▶ _WHAT IS ASKED_:
Copy all lines in which the word "this" can be found.

START

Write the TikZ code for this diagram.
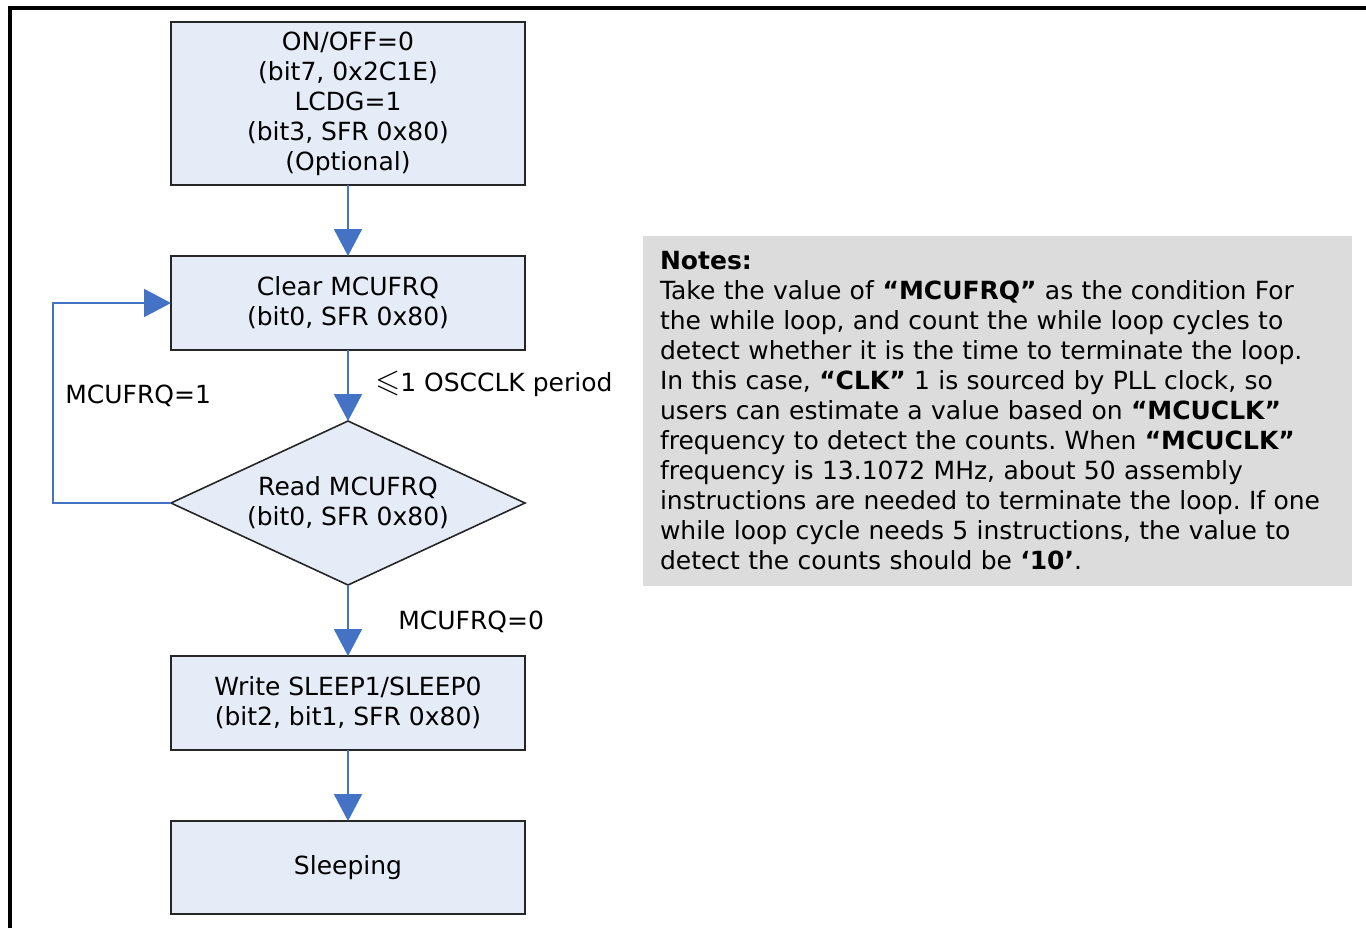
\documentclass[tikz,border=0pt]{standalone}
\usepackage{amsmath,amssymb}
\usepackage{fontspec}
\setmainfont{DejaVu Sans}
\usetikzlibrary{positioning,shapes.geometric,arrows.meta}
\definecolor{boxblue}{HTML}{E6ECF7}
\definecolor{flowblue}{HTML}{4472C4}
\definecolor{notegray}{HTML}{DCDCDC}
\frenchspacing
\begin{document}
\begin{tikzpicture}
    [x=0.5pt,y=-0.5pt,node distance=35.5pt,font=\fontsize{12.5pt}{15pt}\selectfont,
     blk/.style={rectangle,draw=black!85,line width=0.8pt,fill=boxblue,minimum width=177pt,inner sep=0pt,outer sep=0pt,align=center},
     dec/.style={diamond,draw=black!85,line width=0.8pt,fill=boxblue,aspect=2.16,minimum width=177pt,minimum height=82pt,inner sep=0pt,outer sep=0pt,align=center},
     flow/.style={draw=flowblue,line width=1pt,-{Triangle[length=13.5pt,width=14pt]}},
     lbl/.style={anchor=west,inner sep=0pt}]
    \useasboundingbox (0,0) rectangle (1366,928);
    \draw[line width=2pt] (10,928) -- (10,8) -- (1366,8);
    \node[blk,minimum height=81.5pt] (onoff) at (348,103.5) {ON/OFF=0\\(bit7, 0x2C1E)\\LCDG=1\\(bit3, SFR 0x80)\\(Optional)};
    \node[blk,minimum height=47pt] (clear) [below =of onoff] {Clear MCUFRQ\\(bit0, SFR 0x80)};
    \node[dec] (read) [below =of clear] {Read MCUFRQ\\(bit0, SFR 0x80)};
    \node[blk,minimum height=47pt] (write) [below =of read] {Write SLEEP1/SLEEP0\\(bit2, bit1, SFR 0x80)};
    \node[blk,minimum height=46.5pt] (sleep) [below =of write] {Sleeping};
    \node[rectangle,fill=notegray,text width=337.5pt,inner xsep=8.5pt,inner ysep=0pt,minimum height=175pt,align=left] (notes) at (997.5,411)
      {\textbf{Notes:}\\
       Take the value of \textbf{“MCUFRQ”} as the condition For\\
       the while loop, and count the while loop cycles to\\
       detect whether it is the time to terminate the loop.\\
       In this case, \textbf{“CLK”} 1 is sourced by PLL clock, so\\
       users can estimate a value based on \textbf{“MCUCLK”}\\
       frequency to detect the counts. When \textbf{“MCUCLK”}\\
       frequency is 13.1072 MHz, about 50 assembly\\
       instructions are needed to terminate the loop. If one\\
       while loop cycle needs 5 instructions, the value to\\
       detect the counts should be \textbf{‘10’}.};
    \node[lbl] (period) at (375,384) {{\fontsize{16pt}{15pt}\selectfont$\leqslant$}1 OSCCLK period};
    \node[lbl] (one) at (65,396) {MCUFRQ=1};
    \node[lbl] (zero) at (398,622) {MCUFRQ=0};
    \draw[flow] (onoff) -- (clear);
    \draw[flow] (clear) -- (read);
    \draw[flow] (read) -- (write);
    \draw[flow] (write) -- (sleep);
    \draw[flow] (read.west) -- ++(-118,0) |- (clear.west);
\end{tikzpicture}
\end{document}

END

▶ _EXERCISE OUTPUT_:
Write the TikZ code for this diagram.
       In this case, \textbf{“CLK”} 1 is sourced by PLL clock, so\\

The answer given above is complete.